Children process things in small doses. A phone number to them is remembering seven different things. To a teenager it's remembering two things (a three-digit number followed by a four-digit number). For adults (if our memory doesn't fail us) a phone number is simply one thing to remember and we've got several of them memorized. Kids just can't store information the way adults do. Therefore, teaching kids in small doses, in a progressive, building block style, keeping in mind that sometimes less is more, is the best approach in many activities and it works this way in hockey. It is too difficult for young hockey players to conceptualize more advanced hockey strategies. They are too busy keeping up mentally and physically with the basics of passing, stickhandling, shooting and of course, skating. Giving them too much to digest can be counter productive, effect their overall development and reduce or even eliminate the fun of learning.

BASICS
It is important to progress, but we always need the basics. Look at a mite team warm-up before a game and you'll notice that it's not that much different from a squirt warm-up or a peewee warm-up. Even the pros constantly work on the basics and their warm-ups aren't much different than a college or junior team's warm-up. The basics will always be the basics. Teams that get ahead of themselves find themselves 'going back to the basics'. Teams that get too fancy are told to 'stick to the basics'. It's these pure fundamentals that are the root of all sport. Look at baseball and you'll see little leaguers working on the fundamentals like routine fly balls, routine grounders, hitting the cutoff man, etc. The major leaguers work on the exact same things - THE BASICS!

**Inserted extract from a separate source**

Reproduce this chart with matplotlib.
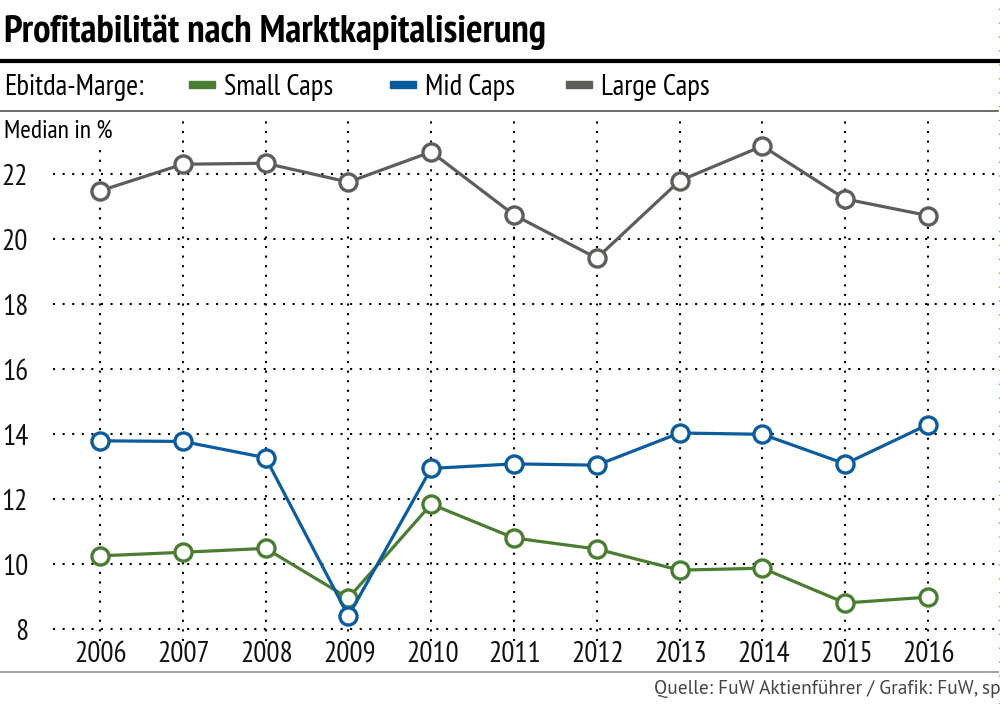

Our focus as coaches, parents and teachers should be on guiding our youth progressively through the basics. The game will always feature skating, passing, stickhandling and shooting. The kids have fun with it, so why should the emphasis ever be on anything else?

REPETITION
It's by repetition that skills improve. In fact, it takes some 5000 repetitions to make something habitual. Our skaters need to constantly repeat performing skills in order to excel. The rules don't change when you get older either. That's why you see the pros skating for the majority of practice and shooting 100+ pucks a day. That's why power skates are virtually the same from Mites to Bantams. They may appear different and have a variety of progressions, but the drills that work edges or stress conditioning are the same. Expectations are different, but the drills are not. There is absolutely no need to reinvent the wheel. Elaborate strategies and systems will come into play in due time. At this stage of the game, whether your skater is a mite or a bantam, they need to be repetitive with things like edgework, balance points, recovery, overall puck control, upper body working in conjunction with the lower body, etc. Repetition is critical because the basics are a constant. A skater can go through the motions or they can push themselves. It's really up to them and it's all in their attitude.

ATTITUDE
Older kids are expected to push themselves more, to be self-motivated, to demonstrate self-discipline and a stronger work ethic. Just as you would expect your teenager to have more responsibilities at home than your eight year old, so to is more expected from the bantams and peewees as compared to the squirts and mites. This is the case as much on the ice as it is off the ice and in general, a skater will get out of it what they put into it. The basics don't change, a skater's attitude does. A good attitude at the rink is something that is common among our youngest skaters. They try all the drills, even if they are unsuccessful, and they have loads of fun at the rink. If not properly developed and maintained over the years, this positive attitude can dissipate as our skaters mature. It's up to parents and coaches to help keep this type of attitude in the forefront, with the understanding that as much as we try, it really needs to come from them. We can try to push and motivate, we can try to skate them until they puke, we can throw buzz words around like overspeed and power skates and high intensity training, but the only kids we will reach are the ones that want to be reached. The youth hockey players that want to excel are those that choose to excel by showing progress through working at the basics by repetition. As much as we are here to guide them, at some point in their youth hockey career they must do it on their own and demonstrate it every time they hit the ice.

BOTTOM LINE
It's a simple formula. Hockey is a progression, which utilizes a repetition of the basics and rewards those with the proper attitude. The approach a skater takes to the game is entirely up to them, but as adults we can most definitely steer them in the right direction. However, we make it more difficult for our kids by not having the right approach ourselves. Coaching from the stands, putting down players, promoting selfish play through individual awards, and overall negative behaviors have no place in youth sports. The game helps those that help themselves. We can't always control things that happen around us, but we can control the type of attitude we bring to the hockey arena. When these things all come together it's a lot of fun. It's been 25 years and I'm still having a blast!